Most standard carriers will not issue new policies to drivers with active suspensions. Non-standard carriers that specialize in high-risk and suspended-driver coverage include Progressive, Geico, Acceptance Insurance, Bristol West, Dairyland, The General, Infinity, and National General. All write policies in Florida and all offer electronic SR-22 filing when required. If you need coverage to satisfy FLHSMV's continuous insurance requirement during your child support suspension, request quotes from at least three non-standard carriers and specify that you need immediate SR-22 filing if a lapse flag already exists in the system.

Non-owner SR-22 policies cover drivers who don't own a vehicle but need to satisfy Florida's insurance requirement. Monthly premiums for non-owner liability coverage in Florida typically range from $40 to $85 for drivers with clean records aside from the suspension. If you sold your vehicle during the arrears period or never owned one, non-owner coverage satisfies FLHSMV's reinstatement requirement at lower cost than owner policies. Carriers process non-owner SR-22 filings electronically within one business day of policy binding.

Clear the Child Support Hold Before Filing SR-22

Obtain your clearance letter from the court or child support enforcement office that issued the original suspension order. Submit the clearance letter to FLHSMV's Bureau of Records at the address listed on your suspension notice. FLHSMV processes clearance letters within 5 to 10 business days and updates your driving record to show the child support hold as satisfied. Check your driving record online through the FLHSMV website before purchasing insurance or filing SR-22 — if the hold hasn't cleared, carriers may refuse to bind coverage or file SR-22 because the suspension still shows as active in the state system.

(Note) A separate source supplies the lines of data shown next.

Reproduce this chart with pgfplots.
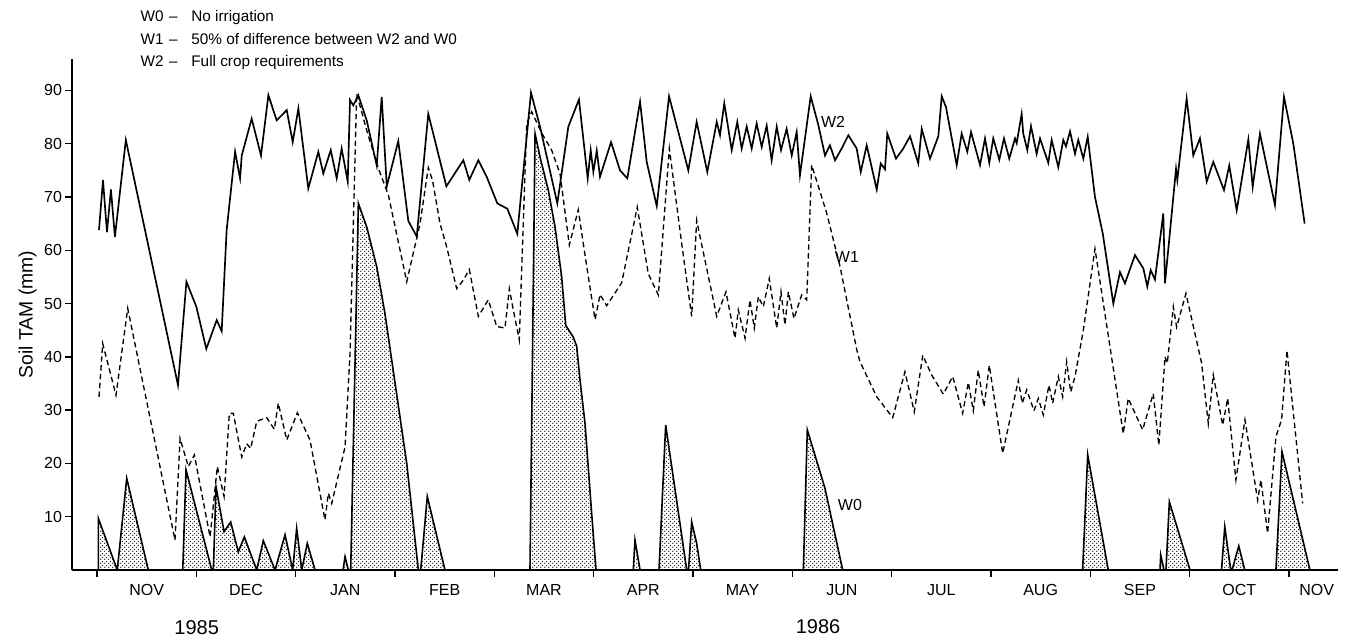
\documentclass[border=0pt]{standalone}
\usepackage{fontspec}
\setmainfont{Liberation Sans}
\usepackage{pgfplots}
\pgfplotsset{compat=1.18}
\usetikzlibrary{patterns}

% fine staggered stipple like the printed shading
\pgfdeclarepatternformonly{stipple}{\pgfpointorigin}{\pgfqpoint{3pt}{3pt}}%
  {\pgfqpoint{3pt}{3pt}}{%
  \pgfpathcircle{\pgfqpoint{0.75pt}{0.75pt}}{0.6pt}%
  \pgfpathcircle{\pgfqpoint{2.25pt}{2.25pt}}{0.6pt}%
  \pgfusepath{fill}}

% x = months since 1 Nov 1985
\pgfplotstableread{
x y
0.02 63.8
0.06 73.2
0.10 63.4
0.14 71.4
0.18 62.5
0.29 80.7
0.815 34.7
0.90 54.1
1.00 49.4
1.10 41.5
1.205 46.9
1.255 44.8
1.305 63.8
1.39 78.5
1.44 73.5
1.457 77.8
1.557 84.7
1.651 77.8
1.725 89.1
1.809 84.4
1.91 86.3
1.97 80.3
2.027 86.6
2.127 71.6
2.228 78.5
2.278 74.4
2.353 78.8
2.413 73.5
2.463 79.1
2.524 72.9
2.547 88.2
2.58 87.2
2.631 89.1
2.715 84.4
2.816 75.9
2.866 88.8
2.917 72.0
3.033 80.5
3.134 65.5
3.219 62.6
3.335 85.6
3.517 72.0
3.688 76.9
3.748 73.2
3.839 76.9
3.923 73.8
4.03 68.8
4.131 67.8
4.231 63.1
4.369 89.6
4.46 83.2
4.634 68.8
4.745 83.2
4.852 88.3
4.94 73.5
4.97 78.8
4.997 74.7
5.031 78.7
5.064 73.8
5.175 80.3
5.265 75.0
5.339 73.5
5.467 87.9
5.534 76.6
5.635 68.3
5.759 88.9
5.953 75.0
6.037 84.1
6.144 74.7
6.239 84.1
6.272 81.6
6.315 87.6
6.39 78.8
6.446 84.1
6.49 79.1
6.541 83.2
6.591 79.1
6.641 83.8
6.692 79.4
6.742 83.4
6.792 76.9
6.843 83.2
6.886 78.8
6.943 82.8
6.994 77.8
7.044 82.2
7.077 74.1
7.185 88.9
7.262 83.5
7.329 77.8
7.379 79.7
7.43 76.9
7.497 79.1
7.564 81.6
7.648 79.1
7.689 74.7
7.749 79.7
7.85 71.4
7.89 76.3
7.933 75.2
7.956 81.9
8.044 77.2
8.117 79.1
8.185 81.4
8.268 76.3
8.303 82.8
8.386 77.2
8.47 81.4
8.504 88.9
8.547 86.9
8.655 76.0
8.705 81.9
8.762 78.5
8.799 82.2
8.89 76.0
8.94 81.0
8.983 76.4
9.023 81.0
9.084 77.0
9.131 81.0
9.184 77.2
9.242 81.0
9.259 80.1
9.309 85.6
9.325 81.9
9.366 78.8
9.403 83.3
9.46 78.1
9.494 81.0
9.577 76.4
9.611 80.7
9.678 75.6
9.728 80.7
9.755 79.5
9.796 82.3
9.846 78.1
9.879 80.7
9.93 77.2
9.974 81.3
10.047 70.0
10.125 63.2
10.232 50.0
10.299 55.9
10.349 53.8
10.45 59.1
10.534 56.6
10.574 53.2
10.608 56.3
10.651 54.5
10.735 66.9
10.752 53.8
10.82 66.9
10.863 75.3
10.876 73.2
10.97 88.5
11.037 77.8
11.104 81.0
11.172 72.9
11.238 76.6
11.346 71.3
11.399 75.9
11.474 67.5
11.591 80.8
11.635 71.9
11.708 81.9
11.859 68.5
11.95 88.8
12.044 80.0
12.158 65.0
}\wtwo

\pgfplotstableread{
x y
0.02 32.5
0.057 42.5
0.191 32.8
0.309 49.1
0.785 5.6
0.836 24.7
0.919 19.4
0.98 21.6
1.138 6.2
1.211 19.4
1.279 13.8
1.332 29.4
1.372 29.4
1.457 21.2
1.507 23.7
1.547 22.8
1.608 27.9
1.708 28.6
1.785 26.4
1.825 31.3
1.91 24.4
2.017 29.5
2.144 24.4
2.295 9.4
2.329 14.4
2.363 12.5
2.497 23.1
2.547 40.6
2.614 89.4
2.715 82.5
2.832 75.4
2.933 70.4
3.118 54.1
3.252 65.0
3.335 75.5
3.378 73.1
3.453 65.0
3.521 60.6
3.621 52.8
3.688 54.4
3.748 56.4
3.839 47.6
3.939 50.7
4.024 45.7
4.107 45.4
4.151 52.8
4.191 48.8
4.251 43.2
4.326 83.8
4.376 86.0
4.477 82.0
4.577 78.8
4.661 74.4
4.755 61.0
4.845 67.6
4.93 57.0
5.014 47.0
5.064 51.7
5.131 49.6
5.282 53.9
5.439 68.1
5.55 55.6
5.651 51.6
5.762 79.1
5.886 61.3
5.987 47.6
6.037 65.6
6.239 47.6
6.332 52.2
6.423 43.5
6.456 48.8
6.524 43.5
6.574 50.7
6.617 45.4
6.658 51.3
6.708 49.4
6.768 54.7
6.843 45.4
6.886 52.2
6.926 46.0
6.96 52.2
7.017 47.2
7.094 51.6
7.145 50.7
7.195 76.0
7.346 67.0
7.48 57.0
7.648 41.4
7.681 39.1
7.85 32.5
8.011 28.6
8.134 37.2
8.228 29.7
8.313 40.3
8.403 36.6
8.52 33.0
8.615 36.3
8.715 29.4
8.772 35.2
8.822 29.9
8.872 37.5
8.93 30.6
8.983 38.4
9.118 21.9
9.275 35.6
9.315 31.3
9.36 33.8
9.433 29.9
9.477 32.2
9.527 29.1
9.584 34.7
9.621 31.3
9.678 36.3
9.722 32.5
9.762 39.1
9.803 33.4
9.846 36.3
9.93 45.0
10.047 60.3
10.332 25.6
10.382 32.2
10.527 26.3
10.634 33.1
10.69 23.4
10.752 40.0
10.775 38.8
10.836 49.4
10.869 45.6
10.963 51.9
11.121 38.8
11.188 27.5
11.238 36.6
11.333 27.2
11.383 32.2
11.466 16.9
11.557 28.2
11.685 13.1
11.718 16.9
11.785 6.9
11.869 25.0
11.926 28.2
11.98 41.2
12.138 12.5
}\wone

\pgfplotstableread{
x y
0.013 9.7
0.204 0
0.299 17.2
0.516 0
0.863 0
0.896 18.8
1.155 0
1.171 0
1.198 15.6
1.279 7.2
1.346 9.0
1.422 3.4
1.483 6.2
1.608 0
1.674 5.5
1.792 0
1.893 6.6
1.97 0
2.01 7.8
2.061 0
2.117 5.0
2.195 0
2.477 0
2.497 2.5
2.53 0
2.554 0
2.631 68.8
2.715 64.4
2.816 56.9
2.899 48.1
3.118 20.0
3.235 0
3.259 0
3.325 13.8
3.503 0
4.359 0
4.41 81.9
4.46 77.5
4.543 71.3
4.611 64.4
4.678 55.0
4.719 45.9
4.795 43.7
4.829 42.0
4.863 35.6
4.913 27.5
4.98 10.6
5.024 0
5.399 0
5.416 5.6
5.467 0
5.658 0
5.725 27.2
5.937 0
5.955 0
5.987 9.0
6.037 5.0
6.078 0
7.111 0
7.151 26.3
7.329 15.3
7.507 0
9.923 0
9.974 21.6
10.181 0
10.702 0
10.709 2.8
10.742 0
10.762 0
10.796 12.8
11.004 0
11.321 0
11.354 8.1
11.414 0
11.427 0
11.495 4.5
11.555 0
11.869 0
11.93 22.2
12.211 0
}\wzero

\begin{document}
\begin{tikzpicture}
\useasboundingbox (-54pt,-51.75pt) rectangle (957pt,427.5pt);
\begin{axis}[
    at={(0,0)}, anchor=south west,
    scale only axis,
    width=949.5pt, height=383.25pt,
    xmin=-0.252, xmax=12.494,
    ymin=0, ymax=95.9,
    axis x line*=bottom, axis y line*=left,
    axis line style={-, line width=1.3pt},
    tick align=outside,
    major tick length=5pt,
    tick style={line width=1pt, black},
    xtick={0,...,12}, xticklabels={},
    extra x ticks={0.5,1.5,2.5,3.5,4.5,5.5,6.5,7.5,8.5,9.5,10.5,11.5,12.28},
    extra x tick labels={NOV,DEC,JAN,FEB,MAR,APR,MAY,JUN,JUL,AUG,SEP,OCT,NOV},
    extra x tick style={major tick length=0pt,
        xticklabel style={font=\fontsize{12}{14}\selectfont, yshift=-7.5pt}},
    ytick={10,20,...,90},
    yticklabel style={font=\fontsize{12}{14}\selectfont, xshift=1pt},
    /pgf/number format/assume math mode=true,
    ylabel={Soil TAM (mm)},
    ylabel style={at={(axis description cs:-0.035,0.5)}, anchor=center,
        font=\fontsize{14.5}{16}\selectfont},
]
\addplot[draw=black, line width=1.2pt, pattern=stipple, pattern color=black]
    table {\wzero} \closedcycle;
\addplot[black, line width=1pt, dash pattern=on 4pt off 2.6pt] table {\wone};
\addplot[black, line width=1.25pt] table {\wtwo};
\node[font=\fontsize{12}{14}\selectfont] at (axis cs:7.41,84.1) {W2};
\node[font=\fontsize{12}{14}\selectfont] at (axis cs:7.55,58.8) {W1};
\node[font=\fontsize{12}{14}\selectfont] at (axis cs:7.58,12.2) {W0};
\end{axis}
\begin{scope}[every node/.style={font=\fontsize{11.5}{13}\selectfont}]
\node[anchor=base west] at (48pt,411.2pt) {W0};
\node[anchor=base] at (76pt,411.2pt) {--};
\node[anchor=base west] at (86pt,411.2pt) {No irrigation};
\node[anchor=base west] at (48pt,393.9pt) {W1};
\node[anchor=base] at (76pt,393.9pt) {--};
\node[anchor=base west] at (86pt,393.9pt) {50\% of difference between W2 and W0};
\node[anchor=base west] at (48pt,377.5pt) {W2};
\node[anchor=base] at (76pt,377.5pt) {--};
\node[anchor=base west] at (86pt,377.5pt) {Full crop requirements};
\end{scope}
\node[font=\fontsize{15}{18}\selectfont] at (93.5pt,-43.5pt) {1985};
\node[font=\fontsize{15}{18}\selectfont] at (559.5pt,-42.75pt) {1986};
\end{tikzpicture}
\end{document}
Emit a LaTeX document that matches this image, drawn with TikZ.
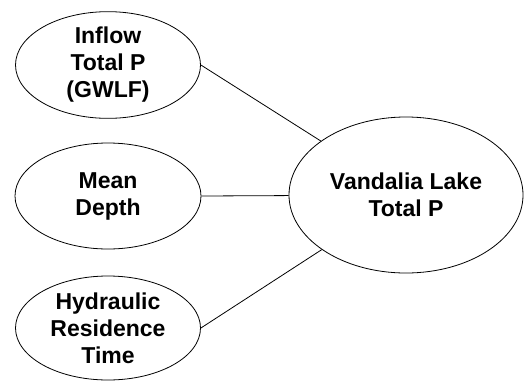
\documentclass[tikz,border=0pt]{standalone}
\usepackage{fontspec}
\setmainfont{Liberation Sans}
\usetikzlibrary{shapes.geometric}
\begin{document}
\begin{tikzpicture}[x=1pt,y=-1pt,
  oval/.style={ellipse,draw,line width=0.8pt,inner sep=0pt,align=center,
    font=\fontsize{23}{27}\selectfont\bfseries},
  link/.style={line width=0.8pt}]
\useasboundingbox (0,0) rectangle (524,381);
\node[oval,minimum width=185pt,minimum height=104pt] (inflow) at (108,65) {Inflow\\Total P\\(GWLF)};
\node[oval,minimum width=186pt,minimum height=106pt] (depth) at (108,196) {Mean\\Depth};
\node[oval,minimum width=185pt,minimum height=104pt] (hrt) at (108,328) {Hydraulic\\Residence\\Time};
\node[oval,minimum width=234pt,minimum height=156pt] (lake) at (406,195) {Vandalia Lake\\Total P};
\draw[link] (inflow.east) -- (lake);
\draw[link] (depth.east) -- (lake);
\draw[link] (hrt.east) -- (lake);
\end{tikzpicture}
\end{document}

If FLHSMV's system shows an insurance lapse flag in addition to the child support hold, purchase liability coverage meeting Florida's minimum limits and request immediate SR-22 filing from your carrier. The carrier files electronically with FLHSMV within one business day. FLHSMV requires 30 days of continuous SR-22 coverage on file before it will process your reinstatement application. Pay the $45 child support reinstatement fee and the $150 lapse reinstatement fee online through the FLHSMV website or at any driver license office. Once FLHSMV confirms 30 days of SR-22 filing and receipt of both fees, your license is restored and you can drive legally — but you must maintain SR-22 filing for the full three-year period or face immediate re-suspension.